Now, this behavior is not one I want to reward. On the other hand, it wouldn't be fair to penalize the distressed people of the world for the faults of one guilt-peddling telemarketer. What to do, what to do?

This is what I've decided: I have now set up a monthly direct deposit whose yearly total covers what I usually give and then some. It goes to [the competing charity] DanChurchAid. My previous donations to them have been rewarded with a nice thank-you form letter and a blessed absence of rude phone calls.

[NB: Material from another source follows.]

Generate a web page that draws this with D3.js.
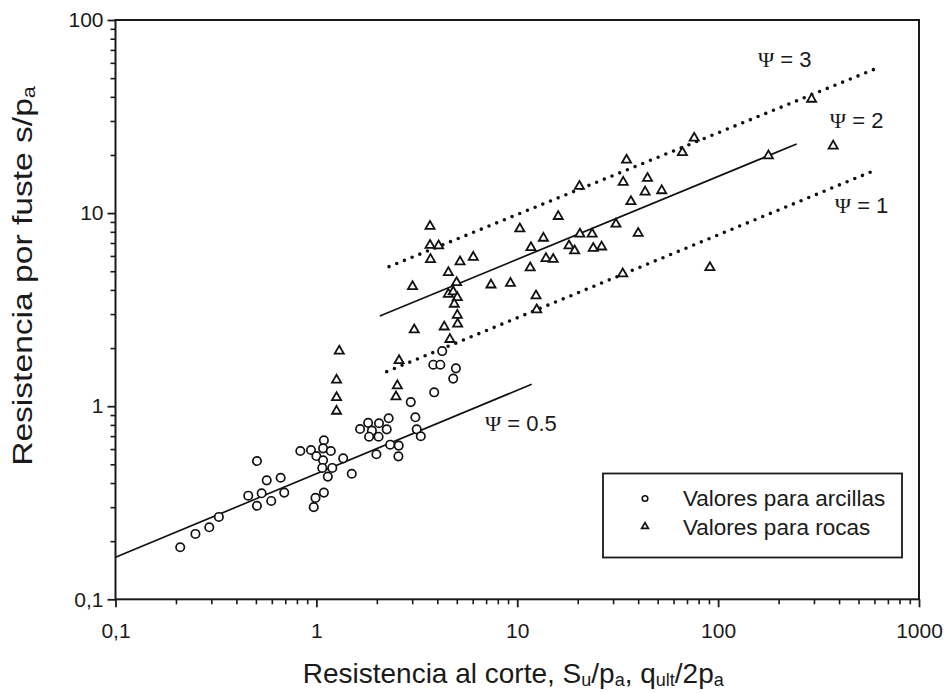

Time will tell whether that extends to recurring donors too, but I have faith in them.

Unfortunately I didn't catch the name of the fundraiser who called me, but I trust your computer systems can identify him for you, should you want to congratulate him on a job well done.

Sincerely yours,

Henning Makholm

P.S. Please stop sending me your magazine.


(By the way, the follow-up call never happened – and now it's past midnight on the next day).